La logique universitaire contre la logique médiatique. Débat qui a donné lieu à deux ouvrages : Sur la télévision de P.Bourdieu et Le journalisme après Bourdieu de D.Schneiderman .
Or cette opposition, malgré son bien-fondé à l’époque, est considérée aujourd’hui comme désuète, anachronique  et contre nature même à l’Hexagone. On ne peut travailler que dans  le plaisir et on ne peut trouver du plaisir que dans le travail.
En effet, dans l’histoire, on a toujours associé, dans une osmose profonde, plaisir et travail. Prenez à titre d’exemple,le cas de  Molière qui rêvait  de « castigate mores riendo », celui de Sénèque  et de Thomas d’Aquin qui vantaient les bienfaits du loisir réparateur. La Alfya de Bnou Malik est un poème agréable portant sur la grammaire traditionnelle arabe.
Donc le cinéma et l’université sont appelés par la force des choses à trouver un terrain d’entente, des passerelles citoyennes salutaires à la fois pour rattraper le temps perdu et pour relever les défis de la conjoncture actuelle. En termes concrets, il faudrait envisager de véritables partenariats et conventions permettant à l’université d’introduire de manière constante et conséquente le cinéma et l’audiovisuel selon trois pôles complémentaires :
-l’analyse filmique et la découverte de la culture cinématographique et audiovisuelle pour tous,( toutes facultés confondues) au même titre que les langues étrangères ;
-des départements des filières, et des masters de cinéma et d’audiovisuel pour former des spécialistes et des professionnels (sans se substituer aux écoles de cinéma et d’audiovisuel qui fleurissent aujourd’hui de par le Royaume) et pour stimuler la recherche scientifique en la matière ;
-la communication interne et externe de l’université ne peut en aucun cas avoir lieu sans les images et les films. Les documentaires de tous genres peuvent constituer un véritable appui des cours, les reportages peuvent contribuer à la communication avec l’environnement socio-culturel…

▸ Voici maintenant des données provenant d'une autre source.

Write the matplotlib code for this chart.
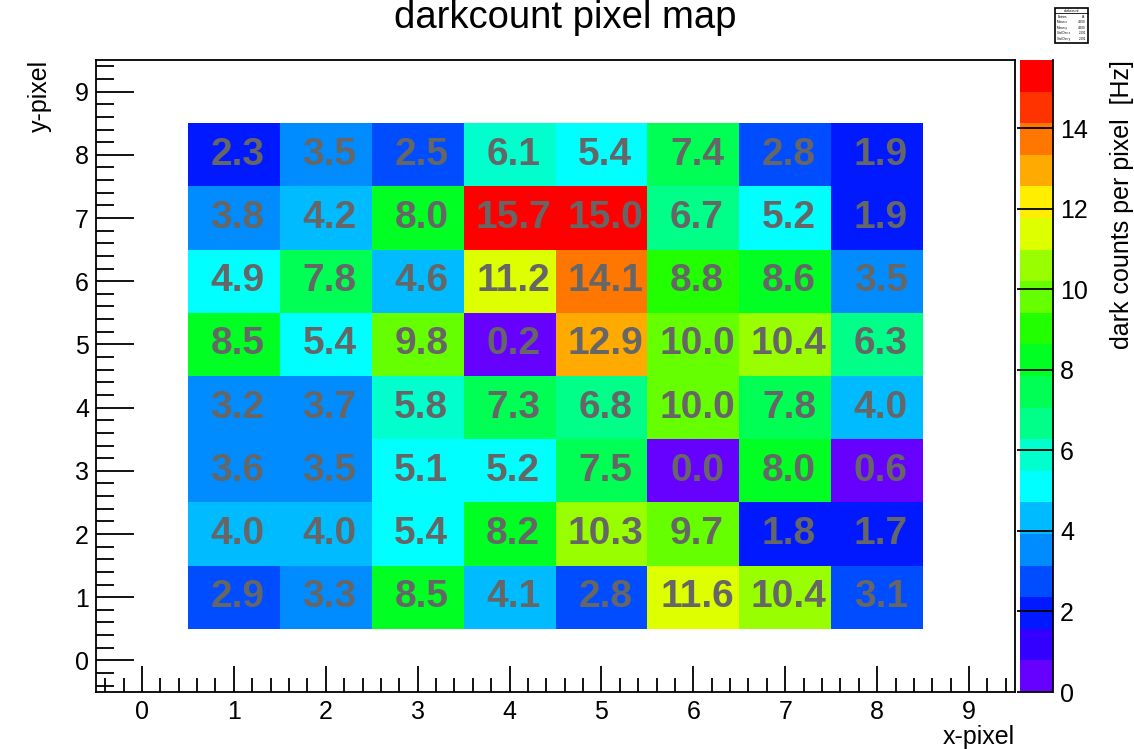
import numpy as np
import matplotlib
matplotlib.use("Agg")
from matplotlib import pyplot as plt
from matplotlib.colors import ListedColormap, BoundaryNorm
from matplotlib.ticker import MultipleLocator

plt.rcParams["font.family"] = ["Liberation Sans", "DejaVu Sans"]

x_pixels = [1, 2, 3, 4, 5, 6, 7, 8]
y_pixels = [1, 2, 3, 4, 5, 6, 7, 8]

# dark counts in Hz, one row per y-pixel (y = 1 first)
rates = [
    [2.9, 3.3, 8.5, 4.1, 2.8, 11.6, 10.4, 3.1],
    [4.0, 4.0, 5.4, 8.2, 10.3, 9.7, 1.8, 1.7],
    [3.6, 3.5, 5.1, 5.2, 7.5, 0.0, 8.0, 0.6],
    [3.2, 3.7, 5.8, 7.3, 6.8, 10.0, 7.8, 4.0],
    [8.5, 5.4, 9.8, 0.2, 12.9, 10.0, 10.4, 6.3],
    [4.9, 7.8, 4.6, 11.2, 14.1, 8.8, 8.6, 3.5],
    [3.8, 4.2, 8.0, 15.7, 15.0, 6.7, 5.2, 1.9],
    [2.3, 3.5, 2.5, 6.1, 5.4, 7.4, 2.8, 1.9],
]

stats_lines = [("Entries", "64"), ("Mean x", "4.500"), ("Mean y", "4.500"),
               ("Std Dev x", "2.291"), ("Std Dev y", "2.291")]

# 20-step rainbow palette
palette = ["#6600ff", "#3300ff", "#0019ff", "#004cff", "#008cff",
           "#00bbff", "#00ffff", "#00ffcc", "#00ff88", "#00ff55",
           "#00ff22", "#22ff00", "#66ff00", "#99ff00", "#ddff00",
           "#ffee00", "#ffaa00", "#ff7700", "#ff3300", "#ff0000"]

z = np.array(rates)
zmax = z.max()
levels = np.linspace(0, zmax, len(palette) + 1)
cmap = ListedColormap(palette)
norm = BoundaryNorm(levels, cmap.N)

fig = plt.figure(figsize=(11.34, 7.49), dpi=100)
ax = fig.add_axes([96 / 1134, 1 - 692 / 749, (1015 - 96) / 1134, (692 - 60) / 749])
cax = fig.add_axes([1020 / 1134, 1 - 692 / 749, (1053 - 1020) / 1134, (692 - 60) / 749])

xe = np.arange(len(x_pixels) + 1) + 0.5
ye = np.arange(len(y_pixels) + 1) + 0.5
mesh = ax.pcolormesh(xe, ye, z, cmap=cmap, norm=norm)

for j, yv in enumerate(y_pixels):
    for i, xv in enumerate(x_pixels):
        ax.text(xv + 0.04, yv, "%.1f" % rates[j][i], ha="center", va="center",
                fontsize=28, fontweight="bold", color="#666666")

ax.set_xlim(-0.5, 9.5)
ax.set_ylim(-0.5, 9.5)
ax.xaxis.set_major_locator(MultipleLocator(1))
ax.xaxis.set_minor_locator(MultipleLocator(0.2))
ax.yaxis.set_major_locator(MultipleLocator(1))
ax.yaxis.set_minor_locator(MultipleLocator(0.2))
ax.tick_params(axis="x", which="major", direction="in", length=19, width=1.3, labelsize=18, pad=6)
ax.tick_params(axis="x", which="minor", direction="in", length=10, width=1.3)
ax.tick_params(axis="y", which="major", direction="in", length=27, width=1.3, labelsize=18, pad=5)
ax.tick_params(axis="y", which="minor", direction="in", length=13, width=1.3)
for s in ax.spines.values():
    s.set_linewidth(1.3)

fig.text(565 / 1134, 1 - 28 / 749, "darkcount pixel map", ha="center", va="baseline", fontsize=27.5)
fig.text(1015 / 1134, 1 - 737 / 749, "x-pixel", ha="right", va="center", fontsize=18)
fig.text(40 / 1134, 1 - 60 / 749, "y-pixel", ha="center", va="top", rotation=90, fontsize=18)

cb = fig.colorbar(mesh, cax=cax, ticks=np.arange(0, 15, 2))
cb.outline.set_visible(False)
cax.axvline(1.0, color="black", lw=1.3, clip_on=False)
cax.set_ylim(0, zmax)
cax.tick_params(axis="y", which="major", direction="in", length=26, width=1.3,
                labelsize=18, pad=5, right=True, left=False)
cax.minorticks_off()
fig.text(1122 / 1134, 1 - 60 / 749, "dark counts per pixel  [Hz]", ha="center", va="top",
         rotation=90, fontsize=18)

# small statistics box
sx0, sx1 = 1055 / 1134, 1088 / 1134
sy0, sy1 = 1 - 43 / 749, 1 - 8 / 749
fig.patches.append(plt.Rectangle((sx0, sy0), sx1 - sx0, sy1 - sy0, transform=fig.transFigure,
                                 facecolor="white", edgecolor="black", lw=1.2))
fig.add_artist(plt.Line2D([sx0, sx1], [sy1 - 0.007, sy1 - 0.007], transform=fig.transFigure,
                          color="black", lw=0.6))
fig.text((sx0 + sx1) / 2, sy1 - 0.0035, "darkcount", ha="center", va="center", fontsize=2.5)
for k, (name, val) in enumerate(stats_lines):
    yy = sy1 - 0.0115 - k * 0.0075
    fig.text(sx0 + 0.002, yy, name, ha="left", va="center", fontsize=2.2)
    fig.text(sx1 - 0.002, yy, val, ha="right", va="center", fontsize=2.2)

fig.savefig("out.png", dpi=100)
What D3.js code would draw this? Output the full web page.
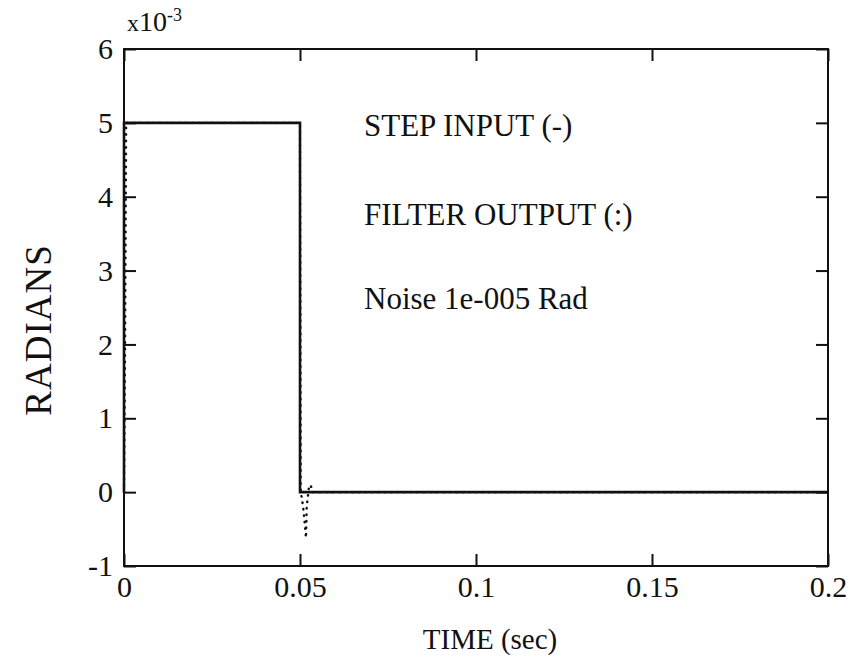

Ces mêmes conventions doivent permettre aux professionnels de participer activement à la formation de la relève. Et, force est de dire que le plan d’urgence et ce nouveau souffle de la réforme de l’éducation constituent une baraka pour justement mettre en pratique ce rêve tant souhaité par quelques professionnels de l’audiovisuel et par des professeurs universitaires soucieux d’innovation, d’ouverture, de qualité d’enseignement, de diversification des chances pour les étudiants, nos enfants et les artistes de demain. I
l faut dire que ce croisement de coeur et de raison est une nécessité historique incontournable tant il existe un désir de cinéma de la part des jeunes, tant que le cinéma est un outil de citoyenneté et de démocratie, tant que l’université doit prendre ses responsabilités pour endiguer la pollution culturelle et artistique qui sévit actuellement à travers le piratage et l’explosion des télévisions satellitaires, tant la recherche académique (la critique universitaire)  est appelée sans doute à accompagner et réfléchir sur ce flux d’images produit ici et ailleurs, et tant que le cinéma, étant donné sa nature plurielle,  peut assurer un merveilleux  terreau fertile pour la trans-disciplinarité, l’interculturel, le travail de groupe…  Le désamour prendra fin lorsque le cinéma, l’audiovisuel, l’art en général, auront droit de cité dans l’université et quand les festivals, les plateaux de tournage, les salles de cinéma, les télévision accueilleront à bras ouverts la logique scolaire.  
Qu’on se souvienne des belles expériences, hélas éphémères, d’universités qui ont accueilli des formations en audiovisuel et publicité (El Jadida, Casablanca Ben Msik, Tétouan…) et des formations actuelles à Agadir, Tétouan, Marrakech…Former des amateurs aujourd’hui est la voie royale qui mène à la formation des professionnels de demain.